Dynamic backgrounds with section-aware coupling. Sections expose a background system covering color, image, video, gradient, and custom-shape variants. The interesting piece is the coupling: when two adjacent sections share the same background, the framework detects it during render and collapses the vertical padding between them automatically — an editor stacking sections gets a single visual block instead of an awkward double-padded gap. Detection happens in PHP at render time, comparing the current section’s background against a tracked previous-section reference.
A custom site cloner. Network-level managers spin up new sites by cloning an existing site rather than configuring from scratch — theme files, options, content, media, and user mappings all duplicate, with URL and domain rewriting handled cleanly so the new site is usable the moment the cloner finishes.
Dynamic buttons. A button system that emits CSS custom properties per preset (color, size, style, variant), cached as transients and invalidated on settings change. Editors get a fixed set of buttons that stay brand-coherent; developers get a single source of truth for how a button is allowed to look on any site in the network.

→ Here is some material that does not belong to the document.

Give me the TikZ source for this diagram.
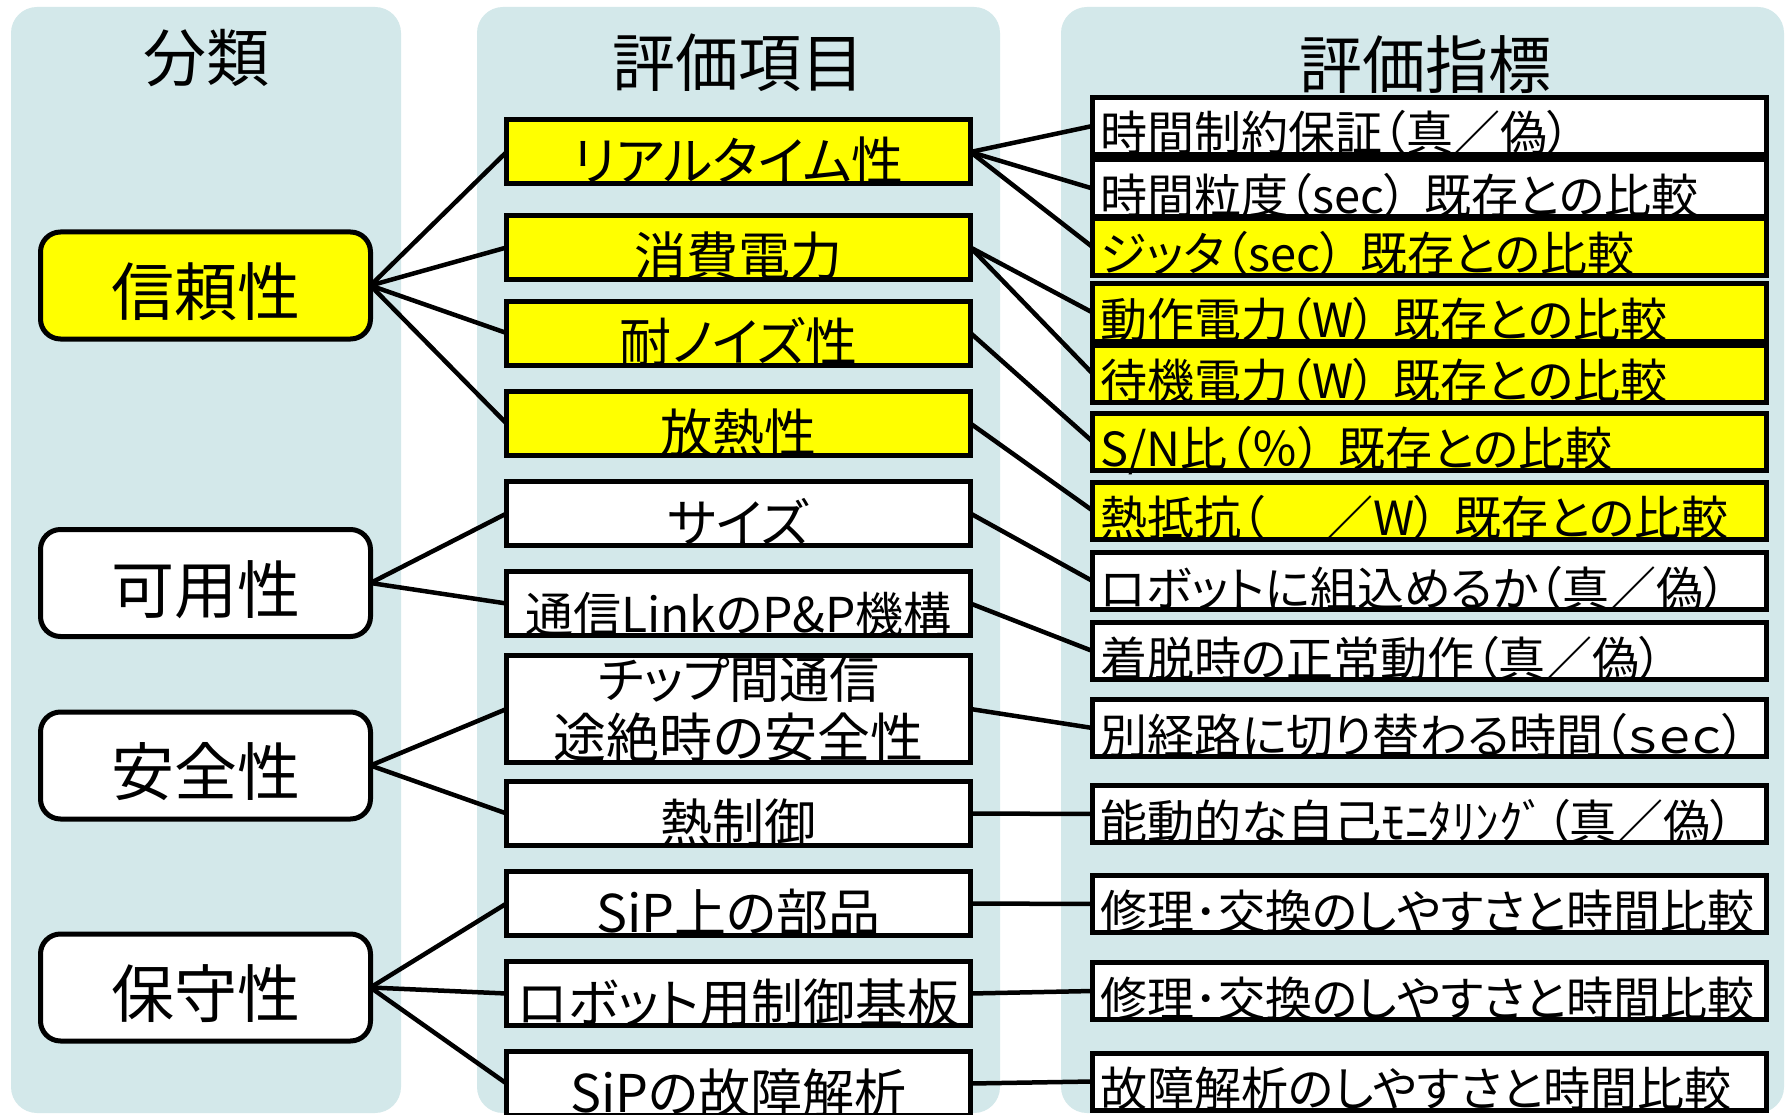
\documentclass[tikz,border=0pt]{standalone}
\usepackage{fontspec}
\setmainfont[RawFeature=+palt]{Noto Sans CJK JP}
\definecolor{panelc}{RGB}{211,232,234}
\definecolor{hlyellow}{RGB}{255,255,0}
\newcommand{\rtxt}[1]{\makebox[658pt][l]{#1}}
\newcommand{\gp}{\hspace{0.35em}}
\begin{document}
\begin{tikzpicture}[x=1pt,y=-1pt,
  panel/.style={fill=panelc, rounded corners=26pt},
  coltitle/.style={anchor=base, inner sep=0pt, font=\fontsize{63}{70}\selectfont},
  catbox/.style={draw, line width=5pt, rounded corners=20pt, fill=white,
    minimum width=330pt, minimum height=107pt, inner sep=0pt, outer sep=0pt,
    text height=83.5pt, text depth=23.5pt, font=\fontsize{63}{70}\selectfont},
  itembox/.style={fill=white, minimum width=464pt, minimum height=64pt,
    inner sep=0pt, outer sep=0pt, text height=60.5pt, text depth=3.5pt,
    font=\fontsize{52}{58}\selectfont},
  metbox/.style={fill=white, minimum width=674pt, minimum height=57pt,
    inner xsep=8pt, inner ysep=0pt, outer sep=0pt, text height=53.5pt,
    text depth=3.5pt, font=\fontsize{47}{52}\selectfont},
  hl/.style={fill=hlyellow},
  itemtext/.style={anchor=base, inner sep=0pt},
  link/.style={line width=4.5pt},
  frame/.style={line width=5pt}]
\useasboundingbox (0,0) rectangle (1785,1115);
\fill[white] (0,0) rectangle (1785,1115);
% panels
\fill[panel] (11,7) rectangle (401,1113);
\fill[panel] (477,7) rectangle (1000,1113);
\fill[panel] (1061,7) rectangle (1784,1113);
% titles
\node[coltitle] (t1) at (206,82) {分類};
\node[coltitle] (t2) at (738.5,87) {評価項目};
\node[coltitle] (t3) at (1425,89) {評価指標};
% categories
\node[catbox,hl] (l1) at (205.5,285.5) {信頼性};
\node[catbox] (l2) at (205.5,583) {可用性};
\node[catbox] (l3) at (205.5,765.5) {安全性};
\node[catbox] (l4) at (205.5,987.5) {保守性};
% items
\node[itembox,hl] (m1) at (738.5,152) {リアルタイム性};
\node[itembox,hl] (m2) at (738.5,247.5) {消費電力};
\node[itembox,hl] (m3) at (738.5,333) {耐ノイズ性};
\node[itembox,hl] (m4) at (738.5,423.5) {放熱性};
\node[itembox] (m5) at (738.5,513.5) {サイズ};
\node[itembox,font=\fontsize{48}{56}\selectfont] (m6) at (738.5,603.5) {通信LinkのP\&P機構};
\node[itembox,minimum height=107pt,text height=0pt,text depth=0pt] (m7) at (738.5,709) {};
\node[itemtext,font=\fontsize{50}{56}\selectfont] (m7a) at (738.5,698) {チップ間通信};
\node[itemtext,font=\fontsize{53}{58}\selectfont] (m7b) at (738.5,757) {途絶時の安全性};
\node[itembox] (m8) at (738.5,813.5) {熱制御};
\node[itembox] (m9) at (738.5,903.5) {SiP上の部品};
\node[itembox] (m10) at (738.5,993.5) {ロボット用制御基板};
\node[itembox] (m11) at (738.5,1083.5) {SiPの故障解析};
% metrics
\node[metbox] (r1) at (1429.5,126) {\rtxt{時間制約保証（真／偽）}};
\node[metbox] (r2) at (1429.5,188.5) {\rtxt{時間粒度（sec）\gp 既存との比較}};
\node[metbox,hl] (r3) at (1429.5,247) {\rtxt{ジッタ（sec）\gp 既存との比較}};
\node[metbox,hl] (r4) at (1429.5,312.5) {\rtxt{動作電力（W）\gp 既存との比較}};
\node[metbox,hl] (r5) at (1429.5,373.5) {\rtxt{待機電力（W）\gp 既存との比較}};
\node[metbox,hl] (r6) at (1429.5,441.5) {\rtxt{S/N比（％）\gp 既存との比較}};
\node[metbox,hl] (r7) at (1429.5,510.5) {\rtxt{熱抵抗（\hspace{1.3em}／W）\gp 既存との比較}};
\node[metbox] (r8) at (1429.5,581) {\rtxt{ロボットに組込めるか（真／偽）}};
\node[metbox] (r9) at (1429.5,651) {\rtxt{着脱時の正常動作（真／偽）}};
\node[metbox] (r10) at (1429.5,728) {\rtxt{別経路に切り替わる時間（ｓｅｃ）}};
\node[metbox] (r11) at (1429.5,814) {\rtxt{能動的な自己ﾓﾆﾀﾘﾝｸﾞ（真／偽）}};
\node[metbox] (r12) at (1429.5,904) {\rtxt{修理･交換のしやすさと時間比較}};
\node[metbox] (r13) at (1429.5,991) {\rtxt{修理･交換のしやすさと時間比較}};
\node[metbox] (r14) at (1429.5,1081.5) {\rtxt{故障解析のしやすさと時間比較}};
% connectors
\foreach \a/\b in {l1/m1,l1/m2,l1/m3,l1/m4,l2/m5,l2/m6,l3/m7,l3/m8,l4/m9,l4/m10,l4/m11,
  m1/r1,m1/r2,m1/r3,m2/r4,m2/r5,m3/r6,m4/r7,m5/r8,m6/r9,m7/r10,m8/r11,m9/r12,m10/r13,m11/r14}
  \draw[link] (\a.east) -- (\b.west);
% box frames
\foreach \n in {m1,m2,m3,m4,m5,m6,m7,m8,m9,m10,m11,r1,r2,r3,r4,r5,r6,r7,r8,r9,r10,r11,r12,r13,r14}
  \draw[frame] (\n.south west) rectangle (\n.north east);
\end{tikzpicture}
\end{document}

Contributing pieces I had a hand in. Color-aware sections that pair each brand color with a text-color flag so contrast holds wherever the color is used. Custom user and role management distinguishing network manager (cross-site authority) from site manager (their site only) from standard editor — each role gets a trimmed-down admin interface that hides what they don’t need and disables what they shouldn’t be touching. A services display system with a card-vs-whole rendering toggle. Dynamic menu registration per theme location. A landing-page post type with its own templated header and footer for marketing pages outside the main site hierarchy.
What’s notable about it
Two things stand out. First, the performance and WCAG AA bar held across the network: image sizing, transient-backed dynamic-CSS caching, and the contrast discipline baked into the brand-color schema all ship by default, so new sites inherit the floor without extra work. Second, the role-scoped admin interfaces. A site manager logging in sees a focused dashboard for running their site — not a thousand-option admin built for a WordPress superuser. The framework makes it harder to do the wrong thing and easier to do the right one, which is what scales an operation past a few brands without scaling the support burden linearly with it.